It took three trips to clean up the mess.
Years ago I read James Surowiecki’s great little book The Wisdom of Crowds. I still believe its premise that the many are smarter than the few. As I sorted my haul into recycling bins, I saw opportunity, rolled up my sleeves, and did some science.
The hypothesis:
Cohort preference in adult beverages may be measured by brand prevalence in a sample set of refuse. A proportional admixture informed by this analysis will comprise the most popular and palatable of spirits, producing a tasty and refreshing tipple.
After a quick inventory and a little volumetric analysis, I had a crowd-sourced cocktail recipe in hand and was ready to go shopping.
The experiment: A Bucket for Monsieur
Two 750 ml bottles of Old Crow bourbon
24 nips of Fireball cinnamon whiskey
Twelve cans of White Claw hard seltzer, various flavors
One five pound bag of ice
Mix the bourbon and the fireball together in a five gallon bucket. Add ice and stir with a wading staff. Top with a dozen White Claws and serve. Pay it forward. Remember to save those empties and throw them out your car window later!
The results:
As an emetic, this gets the job done.
As a cocktail, it is wretched. I liked it better when the rivers were catching on fire.

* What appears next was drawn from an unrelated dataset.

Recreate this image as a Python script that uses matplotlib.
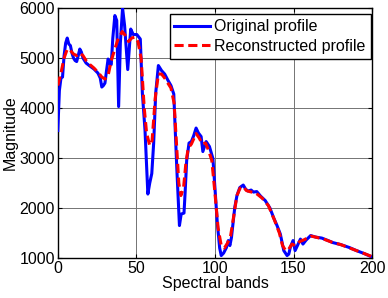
import matplotlib
matplotlib.use("Agg")
import matplotlib.pyplot as plt

plt.rcParams['font.family'] = ['Liberation Sans', 'DejaVu Sans']

orig_bands = [0, 1, 2, 3, 4, 5, 6, 7, 8, 9, 10, 11, 12, 13, 14, 15, 16, 18, 20, 23, 25.5, 27, 28, 29, 30, 31, 32, 33, 34, 35,
              36.3, 37.5, 38.7, 39.8, 41.2, 42.5, 44.5, 46.4, 48, 50.3, 52.5, 53.8, 55.5, 57.3, 58.5, 59.8, 61, 62.3, 64,
              66, 68, 70, 72, 73.8, 75.7, 77.4, 78.5, 80.3, 81, 82, 83.5, 85, 86.5, 88, 89.5, 91.2, 92.3, 94.4, 96.5, 98.7,
              100, 101.5, 103, 104, 105.5, 107.3, 108.5, 109.5, 110.5, 112.6, 114, 115.8, 118, 119.5, 121, 123, 124.5,
              126.6, 129, 132, 135, 137.3, 139.5, 141.6, 143.8, 145.9, 147, 148, 149.7, 151, 152.5, 154.4, 156, 158,
              160.9, 164, 168, 172, 175, 180, 185.6, 190, 195, 200]
orig_vals = [3550, 4350, 4600, 4620, 5050, 5300, 5400, 5280, 5250, 5100, 5000, 4950, 4930, 5050, 5180, 5120, 5000, 4900,
             4850, 4780, 4700, 4600, 4420, 4450, 4500, 4750, 4980, 4900, 4870, 5400, 5850, 5750, 4030, 5300, 6000, 5650,
             4770, 5580, 5470, 5470, 5380, 4300, 3550, 2280, 2500, 2690, 3300, 4300, 4850, 4750, 4680, 4560, 4450, 4280,
             2810, 1650, 1880, 1900, 2300, 2950, 3300, 3330, 3450, 3600, 3500, 3430, 3130, 3330, 3230, 2990, 2400, 1700,
             1200, 1050, 1100, 1210, 1350, 1250, 1410, 2010, 2250, 2410, 2460, 2380, 2340, 2360, 2320, 2330, 2240, 2150,
             2000, 1810, 1650, 1480, 1150, 1050, 1080, 1220, 1350, 1150, 1250, 1380, 1280, 1360, 1450, 1420, 1400, 1350,
             1310, 1270, 1210, 1150, 1090, 1020]

recon_bands = [0, 2, 4, 6, 8, 10, 12, 14, 16, 18, 20, 23, 26, 28, 30, 32, 34, 36, 38, 41, 43, 45, 47, 49, 51, 53, 55, 56.5,
               58.5, 60, 62, 64, 66, 68, 70, 72, 74, 75.5, 77, 78.3, 80, 81.5, 83, 85, 88, 90, 92, 94, 96, 98, 100, 102,
               104, 106, 108, 110, 112, 114, 116, 118, 120, 122, 126, 130, 134, 138, 141, 143, 145, 147, 149, 151, 154,
               157, 161, 164, 170, 175, 180, 185, 190, 195, 200]
recon_vals = [4450, 4700, 5000, 5180, 5150, 5080, 5050, 5100, 5050, 4950, 4880, 4800, 4700, 4620, 4580, 4650, 4950, 5150,
              5350, 5530, 5450, 5330, 5400, 5420, 5330, 5000, 4000, 3500, 3250, 3350, 4200, 4680, 4680, 4600, 4500, 4400,
              4100, 3300, 2500, 2250, 2400, 2900, 3200, 3280, 3490, 3400, 3280, 3300, 3150, 2950, 2300, 1600, 1250, 1200,
              1300, 1450, 1850, 2250, 2400, 2430, 2350, 2330, 2300, 2200, 2050, 1750, 1500, 1250, 1150, 1180, 1280, 1250,
              1330, 1370, 1440, 1420, 1370, 1310, 1270, 1210, 1150, 1090, 1030]

xticks = [0, 50, 100, 150, 200]
yticks = [1000, 2000, 3000, 4000, 5000, 6000]

fig = plt.figure(figsize=(3.88, 2.98), dpi=100)
ax = fig.add_axes([0.149, 0.134, 0.81, 0.839])

ax.plot(orig_bands, orig_vals, color='#0000ff', lw=2.2, label='Original profile', zorder=3)
ax.plot(recon_bands, recon_vals, color='#ff0000', lw=2.2, ls=(0, (3, 1.5)), label='Reconstructed profile', zorder=4)

ax.set_xlim(0, 200)
ax.set_ylim(1000, 6000)
ax.set_xticks(xticks)
ax.set_yticks(yticks)
ax.grid(True, color='0.45', lw=0.7)
ax.set_axisbelow(True)
ax.tick_params(direction='in', top=True, right=True, labelsize=11.5, length=3, pad=2)
for s in ax.spines.values():
    s.set_linewidth(1.0)
ax.set_xlabel('Spectral bands', fontsize=11.5, labelpad=0)
ax.set_ylabel('Magnitude', fontsize=11.5, labelpad=1)

leg = ax.legend(loc='upper right', fontsize=11.5, frameon=True, fancybox=False, edgecolor='black',
                borderpad=0.3, handlelength=2.2, handletextpad=0.3, labelspacing=0.3,
                borderaxespad=0.35, framealpha=1, bbox_to_anchor=(1.013, 0.997))
leg.get_frame().set_linewidth(1.0)

fig.savefig('out.png', dpi=100)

Nice! Sometimes when people at the brewery are indecisive, I kindly suggest that I could mix all of the beers together in one big glass for them. No one has taken me up on it yet.
It sounds like the "wisdom of crowds" did not lead you to an ideal cocktail recipe this time, but collective intelligence is still fascinating. Robin Hanson suggests that prediction markets are underutilized in democracies (https://philpapers.org/rec/HANSWV) and the book Superforecasting (https://en.wikipedia.org/wiki/Superforecasting:_The_Art_and_Science_of_Prediction) deals with how the best predictions are formed.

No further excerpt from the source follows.